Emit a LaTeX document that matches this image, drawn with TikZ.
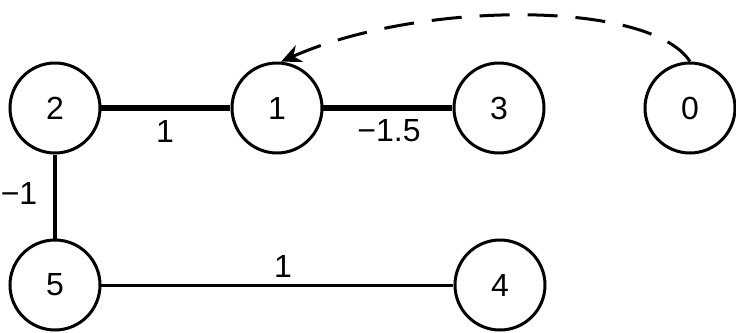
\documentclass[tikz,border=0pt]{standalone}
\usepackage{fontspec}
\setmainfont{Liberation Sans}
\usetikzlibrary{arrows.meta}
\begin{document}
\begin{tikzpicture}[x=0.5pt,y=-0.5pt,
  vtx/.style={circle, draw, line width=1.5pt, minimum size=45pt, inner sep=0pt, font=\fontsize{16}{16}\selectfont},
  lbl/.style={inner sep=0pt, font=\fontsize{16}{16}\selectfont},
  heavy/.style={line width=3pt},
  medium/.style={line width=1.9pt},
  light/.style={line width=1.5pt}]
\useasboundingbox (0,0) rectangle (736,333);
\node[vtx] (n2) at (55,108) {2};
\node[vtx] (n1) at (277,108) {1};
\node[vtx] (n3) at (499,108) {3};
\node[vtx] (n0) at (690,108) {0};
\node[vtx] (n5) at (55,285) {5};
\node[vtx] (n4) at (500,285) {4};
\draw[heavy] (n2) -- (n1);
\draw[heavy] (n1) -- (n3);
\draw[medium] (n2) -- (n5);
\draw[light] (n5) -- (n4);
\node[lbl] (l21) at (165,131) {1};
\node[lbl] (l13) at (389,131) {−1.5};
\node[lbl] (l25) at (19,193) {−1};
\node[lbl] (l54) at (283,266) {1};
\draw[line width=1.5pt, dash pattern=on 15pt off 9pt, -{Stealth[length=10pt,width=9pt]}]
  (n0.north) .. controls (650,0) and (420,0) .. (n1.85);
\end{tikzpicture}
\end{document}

--------------------------------------------------

> REQUIRED WORK: Copy the whole listing above word for word but do not carry over the pictures.

> SOLUTION FOR THIS PROBLEM:
Emit a LaTeX document that matches this image, drawn with TikZ.
\documentclass[tikz,border=0pt]{standalone}
\usepackage{fontspec}
\setmainfont{Liberation Sans}
\usetikzlibrary{arrows.meta}
\begin{document}
\begin{tikzpicture}[x=0.5pt,y=-0.5pt,
  vtx/.style={circle, draw, line width=1.5pt, minimum size=45pt, inner sep=0pt, font=\fontsize{16}{16}\selectfont},
  lbl/.style={inner sep=0pt, font=\fontsize{16}{16}\selectfont},
  heavy/.style={line width=3pt},
  medium/.style={line width=1.9pt},
  light/.style={line width=1.5pt}]
\useasboundingbox (0,0) rectangle (736,333);
\node[vtx] (n2) at (55,108) {2};
\node[vtx] (n1) at (277,108) {1};
\node[vtx] (n3) at (499,108) {3};
\node[vtx] (n0) at (690,108) {0};
\node[vtx] (n5) at (55,285) {5};
\node[vtx] (n4) at (500,285) {4};
\draw[heavy] (n2) -- (n1);
\draw[heavy] (n1) -- (n3);
\draw[medium] (n2) -- (n5);
\draw[light] (n5) -- (n4);
\node[lbl] (l21) at (165,131) {1};
\node[lbl] (l13) at (389,131) {−1.5};
\node[lbl] (l25) at (19,193) {−1};
\node[lbl] (l54) at (283,266) {1};
\draw[line width=1.5pt, dash pattern=on 15pt off 9pt, -{Stealth[length=10pt,width=9pt]}]
  (n0.north) .. controls (650,0) and (420,0) .. (n1.85);
\end{tikzpicture}
\end{document}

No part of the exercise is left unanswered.